We all know just how crazy the tax laws are in this country. The CCH version of the income tax regulations runs 14,144 pages but that’s what happens when you commandeer a revenue generating process for social engineering. And it turns out that the country’s housing policies contribute to the problems with some really crazy homeowner tax laws – some of which you may not be aware of but really should be.
Gain On Sale Of Home Is Taxable
This tax law is bizarre and it has changed over time. It used to be that if you had a gain on the sale of your primary residence it would not be taxable if you rolled the proceeds over into another home. They also allowed sellers over the age of 55 a once in a lifetime exemption of $125,000 if they didn’t roll it over. Any non-exempt amount would be taxed as a capital gain.
Then, I think it was 1997, they decided to change the rules. They did away with the rollover exemption but allowed you to take an unlimited number of $250,000 ($500,000 if you’re married) exemptions once every two years. I guess they thought they were doing everyone a favor – and in fact they probably did most people a favor. However, if you happen to live in a rapidly appreciating area, stay in your home a long time, and then need to move you get screwed under these rules. You hear all the time about someone who paid $300,000 for a place a long time ago and now it’s worth $1.2 MM. If they decide to move to an equivalent home they are going to owe taxes on a $650,000 gain ($400,000 if married) even though nothing has really changed for them economically.
One other thing to keep in mind on this rule is that any major improvements to the home count towards the cost of the home so you are well advised to keep good records. In case you are interested here are the complete rules in IRS Publication 523, Selling Your Home. it’s only 38 pages long. See what I mean?

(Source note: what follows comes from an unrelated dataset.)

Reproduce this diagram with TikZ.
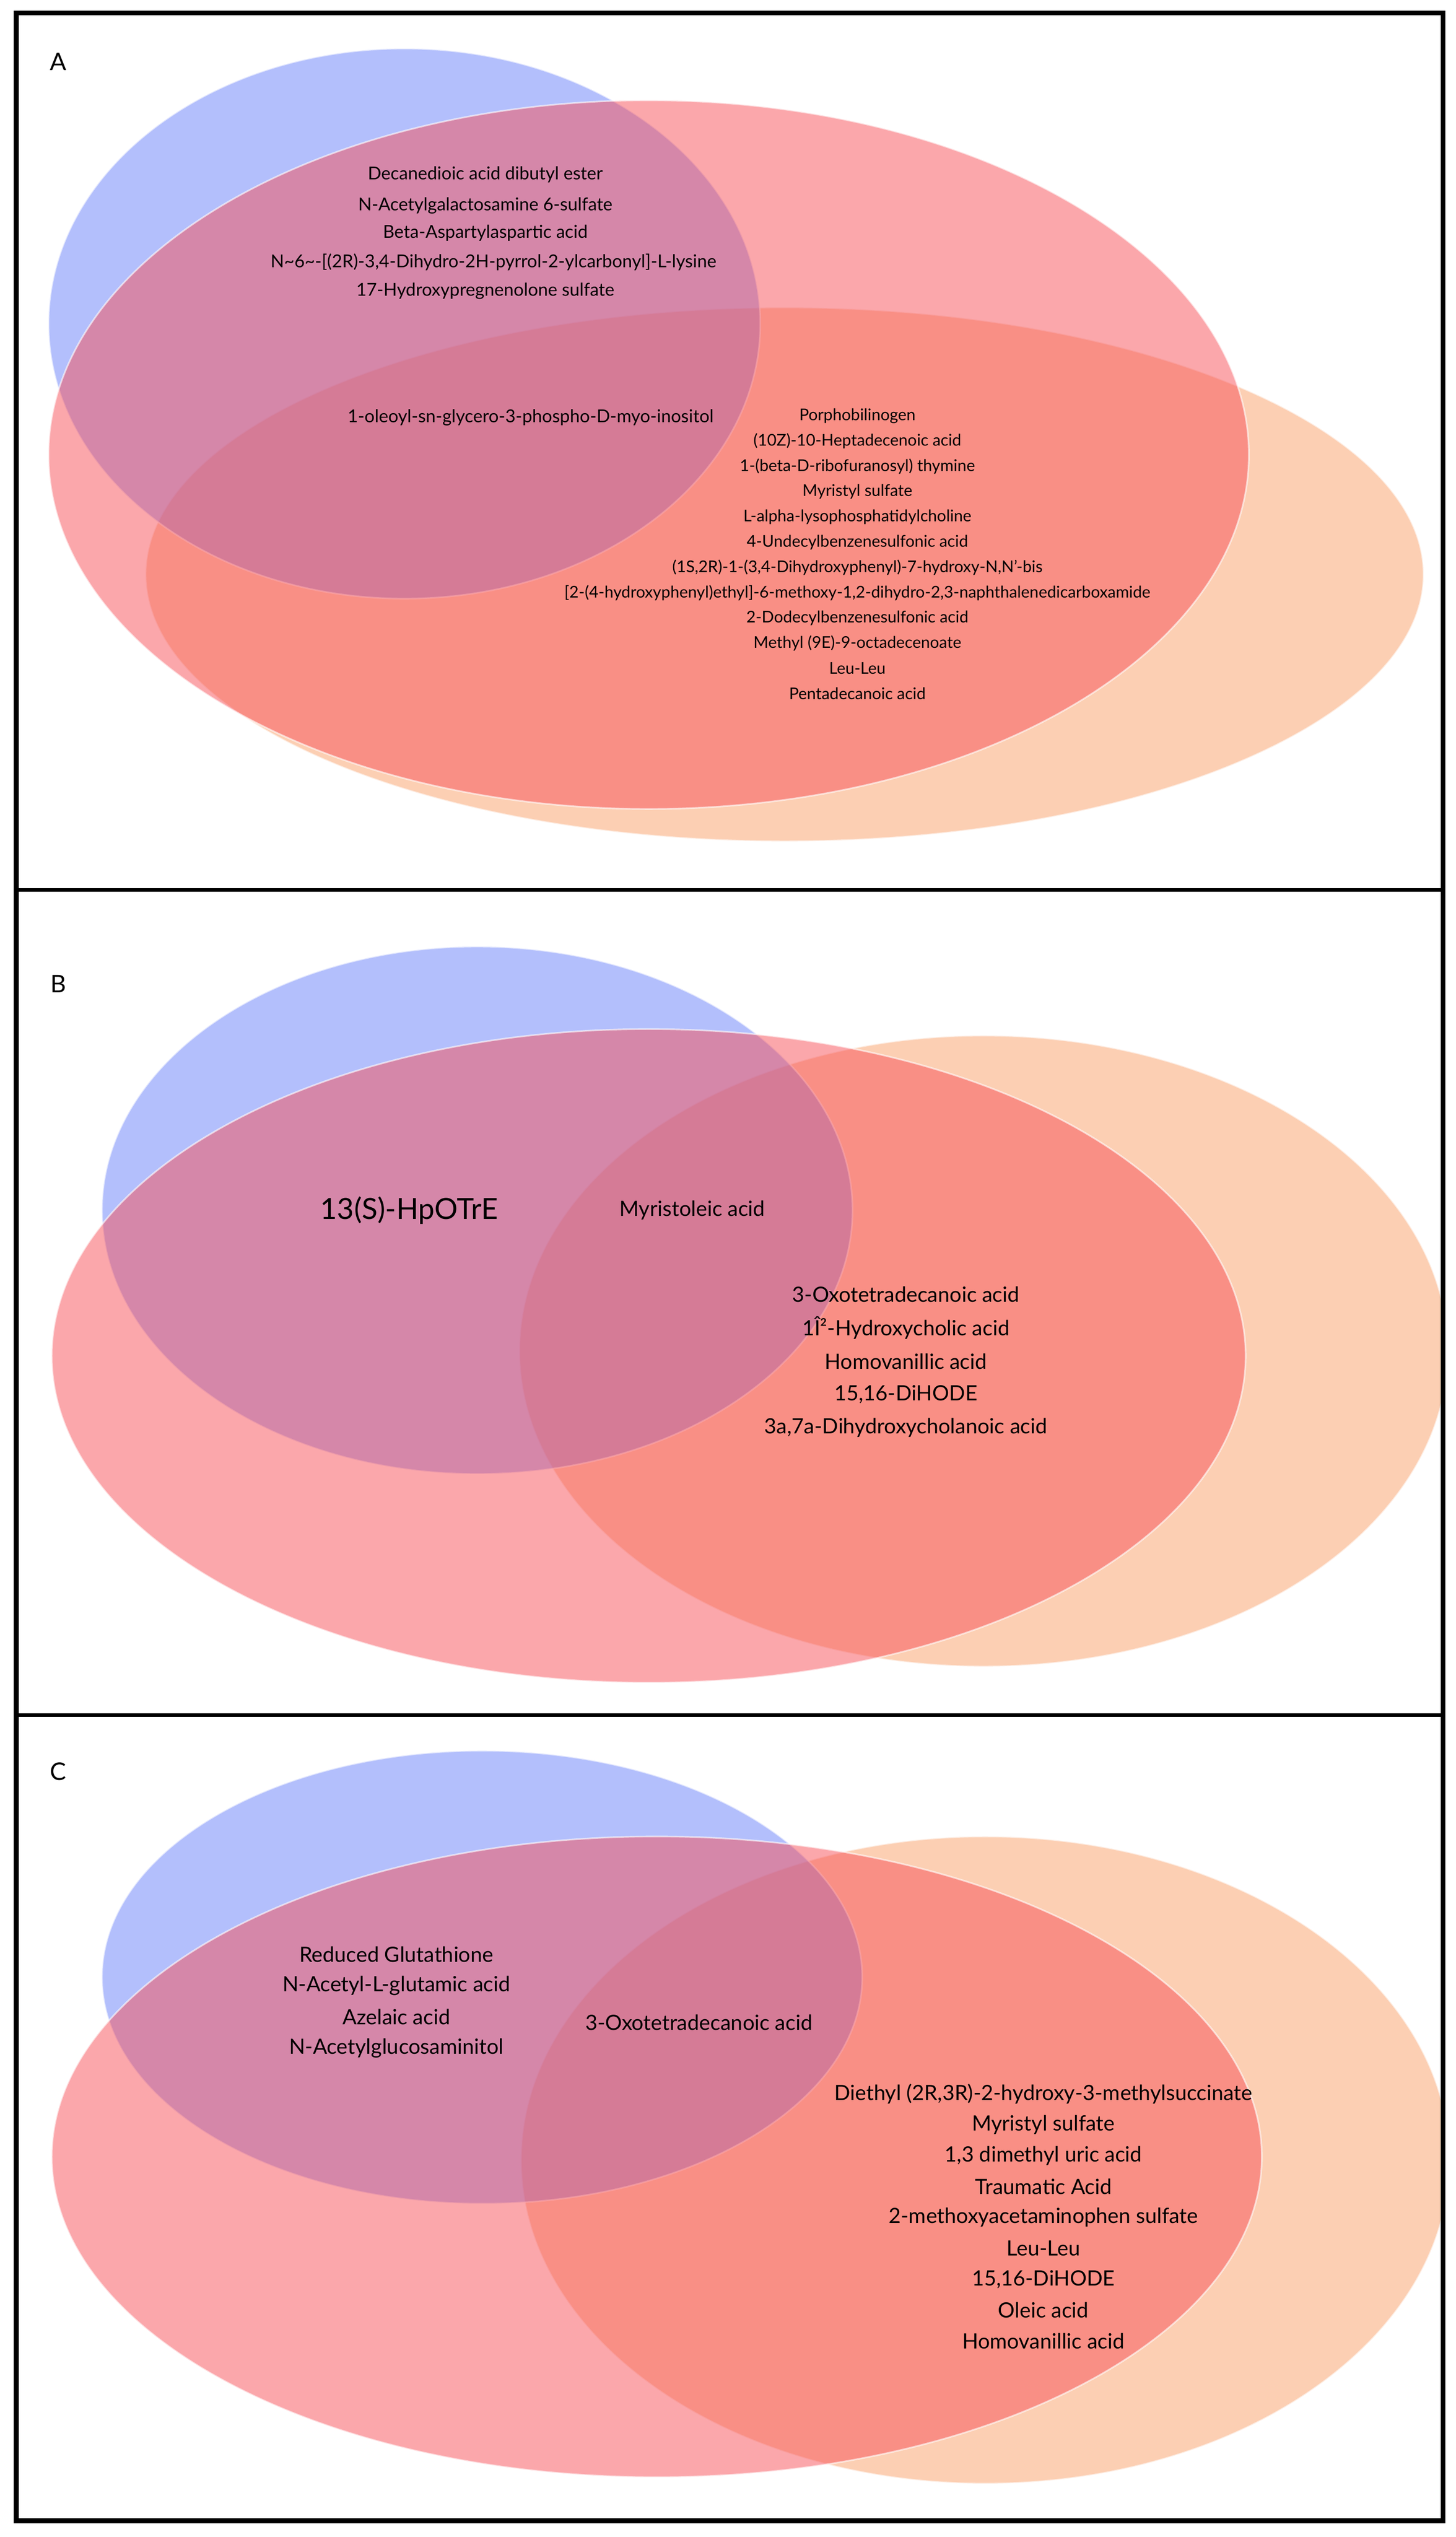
\documentclass[tikz,border=0pt]{standalone}
\usepackage{fontspec}
\setmainfont{Lato}
\definecolor{vb}{RGB}{105,128,250}
\definecolor{vr}{RGB}{248,80,88}
\definecolor{vo}{RGB}{251,160,105}
\begin{document}
\begin{tikzpicture}[x=1pt,y=-1pt,
  bl/.style={fill=vb,fill opacity=0.5,draw=white,draw opacity=0.6,line width=1},
  rd/.style={fill=vr,fill opacity=0.5,draw=white,draw opacity=0.6,line width=1},
  og/.style={fill=vo,fill opacity=0.5,draw=white,draw opacity=0.6,line width=1},
  sa/.style={font=\fontsize{11}{12}\selectfont,align=center,inner sep=0},
  sb/.style={font=\fontsize{10}{11}\selectfont,align=center,inner sep=0},
  mb/.style={font=\fontsize{13}{14}\selectfont,align=center,inner sep=0},
  lab/.style={font=\fontsize{15}{16}\selectfont,inner sep=0}]
\useasboundingbox (0,0) rectangle (900,1568);
\fill[white] (0,0) rectangle (900,1568);
% Panel A
\begin{scope}
\clip (10,8) rectangle (892,550);
\fill[og] (485,355) ellipse [x radius=395,y radius=165];
\fill[bl] (250,200) ellipse [x radius=220,y radius=170];
\fill[rd] (401,281) ellipse [x radius=371,y radius=219];
\end{scope}
\node[lab] (la) at (36,38) {A};
\node[sa] (a1) at (300,108) {Decanedioic acid dibutyl ester};
\node[sa] (a2) at (300,127) {N-Acetylgalactosamine 6-sulfate};
\node[sa] (a3) at (300,144) {Beta-Aspartylaspartic acid};
\node[sa] (a4) at (305,162) {N\textasciitilde6\textasciitilde-[(2R)-3,4-Dihydro-2H-pyrrol-2-ylcarbonyl]-L-lysine};
\node[sa] (a5) at (300,180) {17-Hydroxypregnenolone sulfate};
\node[sa] (a6) at (328,258) {1-oleoyl-sn-glycero-3-phospho-D-myo-inositol};
\foreach \t [count=\i] in {Porphobilinogen,(10Z)-10-Heptadecenoic acid,1-(beta-D-ribofuranosyl) thymine,Myristyl sulfate,L-alpha-lysophosphatidylcholine,4-Undecylbenzenesulfonic acid,{(1S,2R)-1-(3,4-Dihydroxyphenyl)-7-hydroxy-N,N'-bis},{[2-(4-hydroxyphenyl)ethyl]-6-methoxy-1,2-dihydro-2,3-naphthalenedicarboxamide},2-Dodecylbenzenesulfonic acid,Methyl (9E)-9-octadecenoate,Leu-Leu,Pentadecanoic acid}
  \node[sb] (ar\i) at (530,241.5+15.6*\i) {\t};
% Panel B
\begin{scope}
\clip (10,550) rectangle (892,1060);
\fill[og] (608,835) ellipse [x radius=287,y radius=195];
\fill[bl] (295,748) ellipse [x radius=232,y radius=163];
\fill[rd] (401,838) ellipse [x radius=369,y radius=202];
\end{scope}
\node[lab] (lb) at (36,608) {B};
\node[font=\fontsize{18}{20}\selectfont,inner sep=0] (b1) at (253,748) {13(S)-HpOTrE};
\node[mb] (b2) at (428,748) {Myristoleic acid};
\foreach \t [count=\i] in {3-Oxotetradecanoic acid,1Î²-Hydroxycholic acid,Homovanillic acid,{15,16-DiHODE},{3a,7a-Dihydroxycholanoic acid}}
  \node[mb] (br\i) at (560,779.5+20.6*\i) {\t};
% Panel C
\begin{scope}
\clip (10,1060) rectangle (892,1558);
\fill[og] (609,1335) ellipse [x radius=287,y radius=200];
\fill[bl] (298,1222) ellipse [x radius=235,y radius=140];
\fill[rd] (406,1333) ellipse [x radius=374,y radius=198];
\end{scope}
\node[lab] (lc) at (36,1095) {C};
\foreach \t [count=\i] in {Reduced Glutathione,N-Acetyl-L-glutamic acid,Azelaic acid,N-Acetylglucosaminitol}
  \node[mb] (cl\i) at (245,1188.7+19.3*\i) {\t};
\node[mb] (c0) at (432,1250) {3-Oxotetradecanoic acid};
\foreach \t [count=\i] in {{Diethyl (2R,3R)-2-hydroxy-3-methylsuccinate},Myristyl sulfate,{1,3 dimethyl uric acid},Traumatic Acid,2-methoxyacetaminophen sulfate,Leu-Leu,{15,16-DiHODE},Oleic acid,Homovanillic acid}
  \node[mb] (cr\i) at (645,1275+19.1*\i) {\t};
% Frame
\draw[line width=3] (10,8) rectangle (892,1558);
\draw[line width=2] (10,550) -- (892,550);
\draw[line width=2] (10,1060) -- (892,1060);
\end{tikzpicture}
\end{document}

Loss On Sale Of Home Is Not Tax Deductible
Nobody has ever given the IRS credit for being consistent. Despite the fact that they are going to tax you on any gains on the sale of your home they don’t allow you to deduct any losses on a sale. What is the logic of that except to allow them to take more money from you? That sucks – especially if over the course of several transactions you have losses and gains that cancel each other out. You pay tax even though you have no net gain.
Gain On Short Sale
There has been a long standing IRS rule that if you have an outstanding debt and that debt is eventually forgiven then you have taxable income equal to the amount of debt forgiven. That law makes perfect sense because if it did not exist then people could basically pay you by loaning you money and then quickly forgiving the debt without any tax consequence to you. Tax free income!
The problem is that this law also applies in the case of a short sale, when your lender basically lets you off the hook for some portion of your outstanding mortgage balance. For example, let’s say you sell your home for net proceeds to the bank of $200,000 but the outstanding loan balance is $300,000 and the bank allows you to walk away free and clear. In that case your bank has effectively forgiven you $100,000 of debt and under this tax law you have taxable income of $100,000.
The obvious problem is that people who are conducting short sales are typically in financial distress and the last thing they need is a tax liability on this “phantom income”. Recognizing this problem, congress has previously made mortgage forgiveness an exception to this rule under what has been known as the Mortgage Forgiveness Tax Relief Act. The only problem is that congress has typically put a rather short fuse on this act and it needs to be regularly extended.
For instance, the act expired at the end of 2013. Historically, congress has extended the act, retroactively, early in the following year but so far in 2014 it has not been extended and time is running out for the current tax year. Apparently, politics as usual is to blame. If this issue matters to you you might want to reach out to your congress people NOW.
Mortgage Interest Deduction
I saved this one for last because it’s a bit of a sacred cow in this country and many people would not agree with me that it has no business in our tax laws. Apparently the US government some time ago found it necessary to allow people to deduct their mortgage interest on their income taxes, thus subsidizing homeownership (but not renting), and artificially driving up the cost of housing by goosing demand. Why? Why? Why? Why do they do this stuff?
And if you like to get your undies all in a bunch over such matters consider that a recent HelloWallet rent vs. buy study found that in 75% of the cities that they looked at “median income families — those earning roughly $50,000 annually — got no federal tax benefit from homeownership”. In other words the subsidy is really going to the top half of income earners in the country. And, as that same study points out, the government is often subsidizing bad financial decisions.
The time is long past due to straighten out the income tax rules and replace them with something much more rational. You should know you have a problem when it takes more than 14,000 pages to document them all.